Established under the Oslo Accords in 1993, the PA was given limited control in the West Bank and Gaza, occupied by Israel since 1967. It was formed as a concession following the First Intifada, or Palestinian uprising, but has taken on a role policing the West Bank on behalf of Israel and suppressing political protest and expression.
The PA has effectively surrendered to Israel and the US, giving up on the struggle to liberate Palestine in exchange for a limited role policing and administering the West Bank. This is widely seen as a betrayal amongst the Palestinian people—a poll published by the Palestinian Centre for Policy and Research in June found that 56 per cent of Palestinians now see the PA as a burden.
PA President Mahmoud Abbas was elected once in 2005, but has refused to hold another election for the last 16 years.
In 2006 his party, Fatah, lost an election to Hamas but managed to keep control in the West Bank with US and Israeli support, while Hamas took control in Gaza.
The recent crackdown dates back to April, when Abbas indefinitely postponed parliamentary elections, once it again became clear his party would lose power. Protests against the PA began almost immediately.
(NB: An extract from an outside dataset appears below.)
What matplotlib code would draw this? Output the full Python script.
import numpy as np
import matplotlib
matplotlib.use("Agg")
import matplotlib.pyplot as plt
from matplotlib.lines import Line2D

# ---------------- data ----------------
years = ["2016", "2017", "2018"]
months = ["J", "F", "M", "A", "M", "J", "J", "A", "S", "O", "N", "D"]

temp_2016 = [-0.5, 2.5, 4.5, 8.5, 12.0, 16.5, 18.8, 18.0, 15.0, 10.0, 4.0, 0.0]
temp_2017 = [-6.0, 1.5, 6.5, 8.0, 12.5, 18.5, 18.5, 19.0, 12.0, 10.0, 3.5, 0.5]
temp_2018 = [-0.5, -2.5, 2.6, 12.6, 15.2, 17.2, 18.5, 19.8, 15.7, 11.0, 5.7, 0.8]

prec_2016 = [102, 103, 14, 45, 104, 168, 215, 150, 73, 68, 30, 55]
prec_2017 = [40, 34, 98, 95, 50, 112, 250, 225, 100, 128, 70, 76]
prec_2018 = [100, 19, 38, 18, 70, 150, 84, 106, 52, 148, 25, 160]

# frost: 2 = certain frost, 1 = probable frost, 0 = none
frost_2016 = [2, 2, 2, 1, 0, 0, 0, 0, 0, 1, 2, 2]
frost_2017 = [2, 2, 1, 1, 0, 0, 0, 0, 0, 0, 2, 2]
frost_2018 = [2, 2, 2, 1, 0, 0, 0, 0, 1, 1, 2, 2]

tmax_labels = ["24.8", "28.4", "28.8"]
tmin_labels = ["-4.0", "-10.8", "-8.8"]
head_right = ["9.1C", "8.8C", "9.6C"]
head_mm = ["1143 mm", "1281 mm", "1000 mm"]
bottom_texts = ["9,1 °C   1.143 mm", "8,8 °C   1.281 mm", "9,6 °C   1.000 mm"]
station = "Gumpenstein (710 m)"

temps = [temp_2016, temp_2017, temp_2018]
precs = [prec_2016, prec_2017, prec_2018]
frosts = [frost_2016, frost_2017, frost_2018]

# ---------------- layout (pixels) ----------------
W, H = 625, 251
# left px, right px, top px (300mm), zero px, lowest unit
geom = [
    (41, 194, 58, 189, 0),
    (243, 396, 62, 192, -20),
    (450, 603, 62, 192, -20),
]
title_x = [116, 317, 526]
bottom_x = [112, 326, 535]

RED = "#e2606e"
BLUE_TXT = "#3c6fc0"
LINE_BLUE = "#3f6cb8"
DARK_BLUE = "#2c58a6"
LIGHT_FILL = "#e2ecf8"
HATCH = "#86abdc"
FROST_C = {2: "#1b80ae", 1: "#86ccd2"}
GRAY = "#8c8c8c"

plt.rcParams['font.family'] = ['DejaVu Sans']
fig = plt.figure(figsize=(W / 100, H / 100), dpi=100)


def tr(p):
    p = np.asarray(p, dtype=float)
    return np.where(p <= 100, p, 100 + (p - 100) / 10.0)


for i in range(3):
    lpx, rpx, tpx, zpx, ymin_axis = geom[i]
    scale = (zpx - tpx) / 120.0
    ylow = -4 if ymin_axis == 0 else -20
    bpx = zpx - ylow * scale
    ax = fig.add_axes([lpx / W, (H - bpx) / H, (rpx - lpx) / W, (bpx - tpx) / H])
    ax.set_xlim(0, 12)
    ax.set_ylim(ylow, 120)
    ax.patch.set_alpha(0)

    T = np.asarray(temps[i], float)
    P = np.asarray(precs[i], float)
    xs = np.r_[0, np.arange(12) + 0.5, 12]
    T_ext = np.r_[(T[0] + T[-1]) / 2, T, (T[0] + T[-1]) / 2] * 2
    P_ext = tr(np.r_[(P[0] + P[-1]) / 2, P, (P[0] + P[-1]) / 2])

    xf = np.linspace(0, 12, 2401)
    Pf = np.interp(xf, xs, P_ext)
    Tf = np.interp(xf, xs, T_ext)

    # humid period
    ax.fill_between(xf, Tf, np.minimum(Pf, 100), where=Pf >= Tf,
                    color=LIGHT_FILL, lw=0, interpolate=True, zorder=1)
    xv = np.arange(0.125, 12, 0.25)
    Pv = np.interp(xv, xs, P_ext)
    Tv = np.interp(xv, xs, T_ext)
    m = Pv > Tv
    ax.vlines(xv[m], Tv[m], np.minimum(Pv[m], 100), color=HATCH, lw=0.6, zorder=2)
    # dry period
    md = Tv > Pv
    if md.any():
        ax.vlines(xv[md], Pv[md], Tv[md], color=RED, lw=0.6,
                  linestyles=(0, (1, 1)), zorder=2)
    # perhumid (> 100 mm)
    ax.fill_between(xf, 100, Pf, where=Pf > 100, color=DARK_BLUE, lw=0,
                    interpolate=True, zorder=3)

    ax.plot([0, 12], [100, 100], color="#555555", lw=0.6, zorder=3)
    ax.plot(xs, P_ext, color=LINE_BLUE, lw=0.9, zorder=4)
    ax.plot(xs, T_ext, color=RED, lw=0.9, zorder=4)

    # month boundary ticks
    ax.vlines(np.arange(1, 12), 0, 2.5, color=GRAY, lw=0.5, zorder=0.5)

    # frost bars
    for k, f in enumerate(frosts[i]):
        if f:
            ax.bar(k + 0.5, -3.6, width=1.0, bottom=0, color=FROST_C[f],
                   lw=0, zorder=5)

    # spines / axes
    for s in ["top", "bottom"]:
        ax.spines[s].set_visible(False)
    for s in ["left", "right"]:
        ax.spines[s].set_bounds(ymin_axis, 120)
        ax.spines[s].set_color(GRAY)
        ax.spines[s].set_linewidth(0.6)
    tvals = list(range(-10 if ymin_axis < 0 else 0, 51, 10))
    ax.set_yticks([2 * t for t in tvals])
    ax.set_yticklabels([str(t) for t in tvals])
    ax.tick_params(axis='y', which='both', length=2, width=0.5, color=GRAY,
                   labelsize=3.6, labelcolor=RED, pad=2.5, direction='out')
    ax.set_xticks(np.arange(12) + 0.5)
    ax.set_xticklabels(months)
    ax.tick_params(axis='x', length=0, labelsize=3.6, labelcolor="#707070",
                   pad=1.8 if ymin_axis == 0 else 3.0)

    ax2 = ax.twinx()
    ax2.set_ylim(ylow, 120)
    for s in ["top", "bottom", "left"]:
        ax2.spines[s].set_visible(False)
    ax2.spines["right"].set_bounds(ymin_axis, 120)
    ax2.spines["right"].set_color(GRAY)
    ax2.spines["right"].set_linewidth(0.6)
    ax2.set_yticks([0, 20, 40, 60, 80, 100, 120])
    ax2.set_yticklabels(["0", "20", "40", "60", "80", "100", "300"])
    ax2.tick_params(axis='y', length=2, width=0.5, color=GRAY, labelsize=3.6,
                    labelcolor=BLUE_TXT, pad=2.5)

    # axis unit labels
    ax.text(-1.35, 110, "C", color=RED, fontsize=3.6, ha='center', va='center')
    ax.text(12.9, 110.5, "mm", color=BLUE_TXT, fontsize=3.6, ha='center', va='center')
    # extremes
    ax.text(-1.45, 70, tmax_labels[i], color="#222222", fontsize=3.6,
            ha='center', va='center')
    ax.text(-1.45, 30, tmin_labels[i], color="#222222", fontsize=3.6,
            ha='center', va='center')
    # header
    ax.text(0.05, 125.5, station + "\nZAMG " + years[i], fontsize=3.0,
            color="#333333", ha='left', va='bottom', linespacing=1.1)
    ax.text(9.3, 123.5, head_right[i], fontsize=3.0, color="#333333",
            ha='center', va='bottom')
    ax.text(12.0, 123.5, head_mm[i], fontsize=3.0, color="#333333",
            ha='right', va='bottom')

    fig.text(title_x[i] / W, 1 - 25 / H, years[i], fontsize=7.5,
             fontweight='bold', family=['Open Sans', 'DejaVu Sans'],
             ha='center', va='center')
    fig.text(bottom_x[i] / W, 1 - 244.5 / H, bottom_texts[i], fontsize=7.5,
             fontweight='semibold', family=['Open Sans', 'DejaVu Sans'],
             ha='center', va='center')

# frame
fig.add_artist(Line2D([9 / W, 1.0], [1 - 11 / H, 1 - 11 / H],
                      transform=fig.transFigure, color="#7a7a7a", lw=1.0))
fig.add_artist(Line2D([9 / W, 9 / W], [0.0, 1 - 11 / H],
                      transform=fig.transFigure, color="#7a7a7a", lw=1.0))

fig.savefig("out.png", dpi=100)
With the cracks in PA’s control beginning to deepen, the regime began to target political dissidents by arresting dozens of journalists, union organisers and other opponents, as well as cracking down on protests and demonstrations.
In May, following Palestinian protests in East Jerusalem over the dispossesion of residents of Sheik Jarrah and a renewed Israeli bombing campaign against Gaza, the PA moved to add its voice to the protests, even supporting the Palestinian general strike that occurred on 18 May.
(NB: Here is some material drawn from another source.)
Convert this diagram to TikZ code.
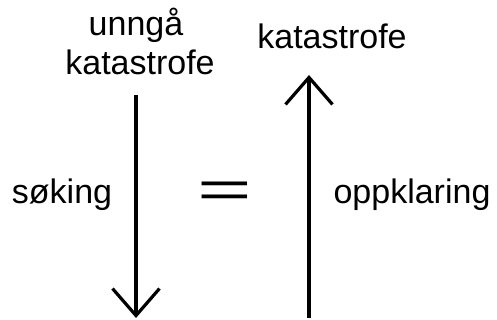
\documentclass[tikz,border=0pt]{standalone}
\usepackage{fontspec}
\setmainfont{Liberation Sans}
\usetikzlibrary{arrows.meta}
\tikzset{every picture/.style={line width=0.75pt}}
\tikzset{
  ord/.style={anchor=base,inner sep=0pt,font=\fontsize{34}{34}\selectfont},
  pil/.style={line width=3.6pt,-{Straight Barb[length=27pt,width=47pt,line width=3.2pt]}}
}

\begin{document}
\begin{tikzpicture}[x=1pt,y=-1pt]
    \useasboundingbox (0,0) rectangle (497,320);
    % venstre side
    \node[ord] (unnga) at (136,36) {unngå};
    \node[ord] (kat1) at (140,75) {katastrofe};
    \node[ord] (soking) at (62,204) {søking};
    \coordinate (ned1) at (136,95);
    \coordinate (ned2) at (136,318);
    \draw[pil] (ned1) -- (ned2);
    % likhetstegn
    \node[anchor=center,inner sep=0pt,font=\fontsize{52}{52}\selectfont] (lik) at (224.5,194.5) {\scalebox{1.8}[1]{=}};
    % høyre side
    \node[ord] (kat2) at (332,49) {katastrofe};
    \node[ord] (oppkl) at (412,204) {oppklaring};
    \coordinate (opp1) at (309,318);
    \coordinate (opp2) at (309,75);
    \draw[pil] (opp1) -- (opp2);
\end{tikzpicture}
\end{document}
However it only did so because it felt it was necessary to maintain its own position as the claimed political representative of the Palestinians.
The Palestinian population was rising up across the whole of Palestine—inside Israel’s borders, in East Jerusalem and even in Gaza, where Hamas launched rocket strikes against Israel.
Then Israeli airstrikes pounded Gaza, creating more anger, and enormous pressure on the PA to respond. But since the end of the bombing, over 40 Palestinians have been murdered by Israeli forces—and this has been met with silence from the PA. Gaza remains under a brutal Israeli blockade, with unemployment around 50 per cent and almost 70 per cent suffering food insecurity.
Beaten to death
In late June prominent activist Nizar Banat was abducted and beaten to death at the hands of PA police. He had become a thorn in the side of the PA’s rulers, exposing their corruption and railing against the decision to cancel the elections.
In response, protestors took to the streets in the West Bank city of Ramallah and were again met with repression.
His killing has only served to inspire further protests and unrest, despite the frequent demonstrations in Ramallah always being met with disproportionate, extreme violence from both police and PA supporters.
It is clear that the PA is more than happy to employ the same brutality it criticised Israel for less than six months ago in order to quash popular protest.
However despite rising opposition, the PA may have been thrown a lifeline, after Israel agreed on 30 August to provide the PA with over $200 million toward strengthening their grip on the West Bank. Such a payment is aimed to ensure the ongoing suppression of Palestinian dissent and, perhaps more importantly for Israel, prevent Hamas from gaining political ground.
There should be little doubt that the PA is far from the legitimate representative of the Palestinian people.
There is no justification for continuing to postpone democratic elections. But there is now widespread disillusionment among the Palestinians at both major political factions, in Hamas as well as Fatah.
The recent wave of protests saw a new younger generation of Palestinian activists, like Mohammed El-Kurd from Sheikh Jarrah, reach a global audience for the ongoing Palestinian struggle.
Palestinians continue to resist despite decades of Israeli dispossession, occupation and oppression, backed up by Western imperialism. Solidarity from workers and ordinary people across the Arab world and beyond are the key to winning liberation.